Lemon Blueberry Pancake Poppers
Print Recipe
5 from 2 votes

Lemon Blueberry Pancake Bites

Portable lemon blueberry pancake puffs drenched in a cream cheese icing makes for a yummy weekend breakfast treat!
Prep Time10 mins
Cook Time15 mins
Total Time25 mins
Course: Breakfast
Servings: 32 poppers
Author: Felesha Bell for Gather for Bread

Ingredients

  • 1 1/2 cups cake flour + 1 Tablespoon
  • 1/4 teaspoon kosher salt
  • 1 heaping Tablespoon baking powder
  • 3 Tablespoons sugar
  • 1 and 1/2 cups evaporated milk
  • 1 lemon juiced
  • Zest of 1 lemon
  • 1 egg beaten
  • 1 and 1/2 tsp. vanilla extract
  • 2 Tablespoon butter melted
  • 1 cup blueberries fresh or frozen

Cream Cheese Icing

  • 4 oz. cream cheese room temp
  • 2 Tablespoons butter cold
  • 1 cup powdered sugar
  • 1/2 teaspoon vanilla
  • 1/2 cup milk

Instructions

Icing

  • Beat the cream cheese and butter until fluffy.
  • Add the powdered sugar and combine.
  • Add the milk and stir.
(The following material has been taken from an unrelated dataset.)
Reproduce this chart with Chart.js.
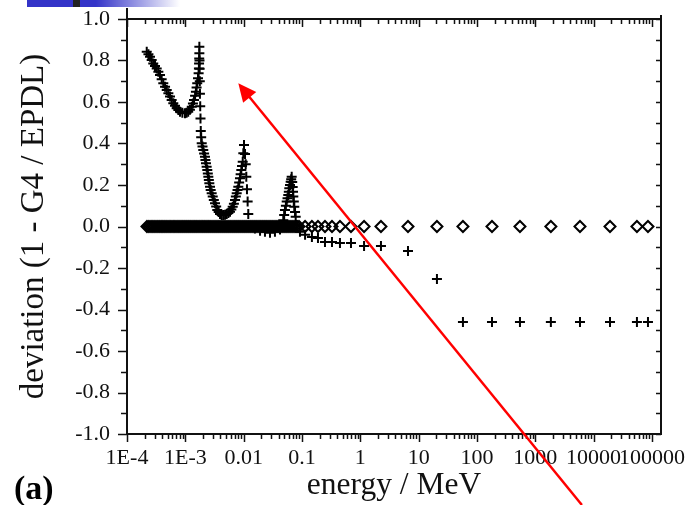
<!DOCTYPE html>
<html>
<head>
<meta charset="utf-8">
<script src="https://cdn.jsdelivr.net/npm/chart.js@4.4.1/dist/chart.umd.min.js"></script>
<style>
html,body{margin:0;padding:0;background:#fff;}
#wrap{position:relative;width:689px;height:505px;overflow:hidden;}
#bar{position:absolute;left:27px;top:0;width:153px;height:7px;background:linear-gradient(to right,#3434c8 0%,#3434c8 45%,#ffffff 100%);}
#bar i{position:absolute;left:46px;top:0;width:7px;height:7px;background:#222;}
</style>
</head>
<body>
<div id="wrap">
<canvas id="c" width="689" height="505"></canvas>
<div id="bar"><i></i></div>
</div>
<script>
// "+" series : energy (MeV) and deviation
const crossE=[
  2.18e-4,2.33e-4,2.48e-4,2.65e-4,2.82e-4,3.02e-4,3.23e-4,3.45e-4,3.68e-4,3.93e-4,
  4.19e-4,4.49e-4,4.80e-4,5.12e-4,5.46e-4,5.83e-4,6.22e-4,6.65e-4,7.11e-4,7.59e-4,
  8.10e-4,8.9e-4,9.87e-4,1.05e-3,1.12e-3,1.20e-3,1.29e-3,1.35e-3,1.41e-3,1.47e-3,
  1.52e-3,1.56e-3,1.60e-3,1.65e-3,1.69e-3,1.71e-3,1.72e-3,1.73e-3,1.74e-3,1.74e-3,
  1.75e-3,1.76e-3,1.77e-3,1.78e-3,1.80e-3,1.82e-3,1.84e-3,1.87e-3,1.91e-3,1.97e-3,
  2.03e-3,2.10e-3,2.17e-3,2.21e-3,2.26e-3,2.32e-3,2.38e-3,2.43e-3,2.48e-3,2.53e-3,
  2.58e-3,2.65e-3,2.72e-3,2.83e-3,2.95e-3,3.08e-3,3.23e-3,3.38e-3,3.53e-3,3.73e-3,
  3.93e-3,4.2e-3,4.48e-3,4.8e-3,5.12e-3,5.47e-3,5.83e-3,6.15e-3,6.49e-3,6.8e-3,
  7.11e-3,7.35e-3,7.60e-3,7.85e-3,8.10e-3,8.37e-3,8.65e-3,8.88e-3,9.12e-3,9.38e-3,
  9.64e-3,9.87e-3,1.014e-2,1.055e-2,1.084e-2,1.11e-2,1.14e-2,1.17e-2,1.20e-2,1.24e-2,
  1.56e-2,1.91e-2,2.32e-2,2.83e-2,3.44e-2,4.20e-2,4.78e-2,4.95e-2,5.11e-2,5.3e-2,
  5.47e-2,5.65e-2,5.82e-2,5.95e-2,6.06e-2,6.23e-2,6.40e-2,6.53e-2,6.66e-2,6.8e-2,
  6.93e-2,7.02e-2,7.10e-2,7.24e-2,7.38e-2,7.6e-2,7.80e-2,8.11e-2,9.24e-2,0.113,
  0.148,0.188,0.248,0.327,0.448,0.692,1.16,2.26,6.57,20.6,
  57.5,181,546,1850,5840,19100,55300,85500];
const crossDev=[
  0.842,0.830,0.818,0.802,0.786,0.774,0.762,0.746,0.730,0.710,
  0.690,0.674,0.658,0.642,0.626,0.610,0.594,0.582,0.570,0.561,
  0.553,0.548,0.546,0.548,0.553,0.563,0.577,0.593,0.610,0.630,
  0.650,0.670,0.690,0.714,0.738,0.762,0.786,0.810,0.835,0.866,
  0.80,0.76,0.70,0.64,0.58,0.52,0.46,0.43,0.401,0.385,
  0.369,0.352,0.336,0.32,0.305,0.288,0.272,0.256,0.240,0.224,
  0.208,0.192,0.176,0.16,0.144,0.128,0.112,0.096,0.080,0.07,
  0.060,0.056,0.055,0.057,0.060,0.065,0.071,0.082,0.095,0.11,
  0.128,0.144,0.160,0.176,0.192,0.212,0.232,0.252,0.272,0.292,
  0.312,0.353,0.393,0.35,0.30,0.24,0.18,0.12,0.06,0.0,
  -0.01,-0.02,-0.025,-0.03,-0.025,-0.015,0.03,0.055,0.08,0.10,
  0.12,0.136,0.152,0.168,0.184,0.20,0.216,0.228,0.24,0.215,
  0.19,0.167,0.144,0.12,0.095,0.07,0.047,0.007,-0.025,-0.04,
  -0.05,-0.055,-0.075,-0.075,-0.08,-0.08,-0.094,-0.094,-0.118,-0.253,
  -0.46,-0.46,-0.46,-0.46,-0.46,-0.46,-0.46,-0.46];

// open diamond series
const diamondE=[2.20e-4,2.38e-4,2.58e-4,2.79e-4,3.02e-4,3.27e-4,3.54e-4,3.83e-4,4.14e-4,4.48e-4,4.85e-4,5.25e-4,5.68e-4,6.15e-4,
  6.65e-4,7.20e-4,7.79e-4,8.43e-4,9.12e-4,9.87e-4,1.068e-3,1.156e-3,1.251e-3,1.354e-3,1.465e-3,1.585e-3,1.716e-3,1.857e-3,
  2.009e-3,2.174e-3,2.353e-3,2.546e-3,2.755e-3,2.982e-3,3.227e-3,3.492e-3,3.778e-3,4.089e-3,4.425e-3,4.788e-3,5.182e-3,
  5.607e-3,6.068e-3,6.567e-3,7.106e-3,7.688e-3,8.320e-3,9.004e-3,9.744e-3,1.054e-2,1.141e-2,1.235e-2,1.336e-2,1.446e-2,
  1.565e-2,1.693e-2,1.833e-2,1.983e-2,2.146e-2,2.322e-2,2.513e-2,2.720e-2,2.943e-2,3.185e-2,3.447e-2,3.730e-2,4.036e-2,
  4.368e-2,4.727e-2,5.115e-2,5.534e-2,5.990e-2,6.481e-2,7.014e-2,7.590e-2,8.213e-2,8.889e-2,
  0.113,0.148,0.188,0.248,0.327,0.448,0.692,1.16,2.26,6.57,20.6,57.5,181,546,1850,5840,19100,55300,85500];
const diamondDev=[0,0,0,0,0,0,0,0,0,0,0,0,0,0,0,0,0,0,0,0,0,0,0,0,0,0,0,0,0,0,0,0,0,0,0,0,0,0,0,0,0,0,0,0,0,0,0,0,0,0,
  0,0,0,0,0,0,0,0,0,0,0,0,0,0,0,0,0,0,0,0,0,0,0,0,0,0,0,0,0,0,0,0,0,0,0,0,0,0,0,0,0,0,0,0,0,0];

const xTicks=[1e-4,1e-3,0.01,0.1,1,10,100,1000,10000,100000];
const xTickLabels=["1E-4","1E-3","0.01","0.1","1","10","100","1000","10000","100000"];
const xMin=1e-4, xMax=1.43e5;
const yMin=-1, yMax=1, yStep=0.2;

// red arrow, in data coordinates
const arrowFrom={x:6300,y:-1.342};
const arrowTo={x:0.0081,y:0.69};

const serif='"Liberation Serif","Times New Roman",serif';

function pts(xs,ys){ return xs.map((v,i)=>({x:v,y:ys[i]})); }

const frame={
  id:'frame',
  afterDraw(chart){
    const ctx=chart.ctx, a=chart.chartArea, x=chart.scales.x, y=chart.scales.y;
    ctx.save();
    ctx.strokeStyle='#111';
    ctx.lineWidth=1.5;
    ctx.beginPath();
    // x ticks, bottom outward and top inward
    for(let n=-4;n<=5;n++){
      for(let k=1;k<=9;k++){
        const v=k*Math.pow(10,n);
        if(v>xMax) break;
        const px=Math.round(x.getPixelForValue(v))+0.5;
        const len=k===1?8:5;
        ctx.moveTo(px,a.bottom); ctx.lineTo(px,a.bottom+len);
        ctx.moveTo(px,a.top); ctx.lineTo(px,a.top+len);
      }
    }
    // y ticks, left outward and right inward
    for(let i=0;i<=20;i++){
      const v=-1+i*0.1;
      const py=Math.round(y.getPixelForValue(v))+0.5;
      const major=i%2===0;
      ctx.moveTo(a.left,py); ctx.lineTo(a.left-(major?9:6),py);
      ctx.moveTo(a.right,py); ctx.lineTo(a.right-5,py);
    }
    ctx.stroke();

    ctx.lineWidth=2;
    ctx.beginPath();
    ctx.moveTo(a.left,8); ctx.lineTo(a.left,a.bottom); ctx.lineTo(a.right,a.bottom); ctx.lineTo(a.right,15);
    ctx.moveTo(a.left,a.top); ctx.lineTo(a.right,a.top);
    ctx.stroke();

    ctx.fillStyle='#000';
    ctx.font='bold 34px '+serif;
    ctx.textBaseline='alphabetic';
    ctx.textAlign='left';
    ctx.fillText('(a)',14,499);

    // arrow
    const x0=x.getPixelForValue(arrowFrom.x), y0=y.getPixelForValue(arrowFrom.y);
    const x1=x.getPixelForValue(arrowTo.x), y1=y.getPixelForValue(arrowTo.y);
    const L=Math.hypot(x1-x0,y1-y0), ux=(x1-x0)/L, uy=(y1-y0)/L;
    const head=18, half=8.5;
    ctx.strokeStyle='#ff0000'; ctx.fillStyle='#ff0000';
    ctx.lineWidth=2.5;
    ctx.beginPath();
    ctx.moveTo(x0,y0); ctx.lineTo(x1-ux*(head-3),y1-uy*(head-3));
    ctx.stroke();
    const bx=x1-ux*head, by=y1-uy*head;
    ctx.beginPath();
    ctx.moveTo(x1,y1);
    ctx.lineTo(bx-uy*half,by+ux*half);
    ctx.lineTo(bx+uy*half,by-ux*half);
    ctx.closePath();
    ctx.fill();
    ctx.restore();
  }
};

new Chart(document.getElementById('c'),{
  type:'scatter',
  data:{datasets:[
    {data:pts(diamondE,diamondDev),pointStyle:'rectRot',pointRadius:5.5,borderWidth:2,
     borderColor:'#000',backgroundColor:'rgba(0,0,0,0)'},
    {data:pts(crossE,crossDev),pointStyle:'cross',pointRadius:5,borderWidth:2,
     borderColor:'#000',backgroundColor:'#000'}
  ]},
  options:{
    responsive:false,
    animation:false,
    devicePixelRatio:1,
    events:[],
    layout:{padding:{left:0,right:28,top:19,bottom:0}},
    plugins:{legend:{display:false},tooltip:{enabled:false}},
    scales:{
      x:{
        type:'logarithmic',min:xMin,max:xMax,position:'bottom',
        grid:{display:false,drawTicks:false},border:{display:false},
        afterBuildTicks(s){ s.ticks=xTicks.map(v=>({value:v})); },
        afterFit(s){ s.height=71; s.paddingLeft=0; s.paddingRight=0; },
        ticks:{autoSkip:false,maxRotation:0,minRotation:0,padding:11,color:'#111',
          font:{family:serif,size:22},
          callback:(v,i)=>xTickLabels[i]},
        title:{display:true,text:'energy / MeV',color:'#111',padding:{top:0,bottom:0},
          font:{family:serif,size:31.5}}
      },
      y:{
        type:'linear',min:yMin,max:yMax,
        grid:{display:false,drawTicks:false},border:{display:false},
        afterFit(s){ s.width=127; s.paddingTop=0; s.paddingBottom=0; },
        ticks:{stepSize:yStep,padding:17,color:'#111',font:{family:serif,size:22},
          callback:v=>Math.abs(v)<1e-9?'0.0':Number(v).toFixed(1)},
        title:{display:true,text:'deviation (1 - G4 / EPDL)',color:'#111',padding:{top:15,bottom:0},
          font:{family:serif,size:33}}
      }
    }
  },
  plugins:[frame]
});
</script>
</body>
</html>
You should have the consistency of a pourable syrup.

For the Poppers

    In a medium bowl, mix cake flour, salt, baking powder, and sugar.

    • In a small bowl, mix evaporated milk, lemon juice, and lemon zest and rest it for about five minutes then add egg, vanilla, melted butter and whisk until combined.
    • Pour wet mixture into dry ingredients. Stir to combine without over mixing.
    • While allowing the batter to rise, heat ebelskiver cavities with a dot of butter over medium heat.
    • Fill each cavity 3/4 full with batter and push 3-4 blueberries down into the batter. Cook for one minute.
    • Flip the poppers over using two 2 wooden skewers and cook for another 1.5 minutes.
    • Serve poppers with cream cheese icing. Say Grace and enjoy!!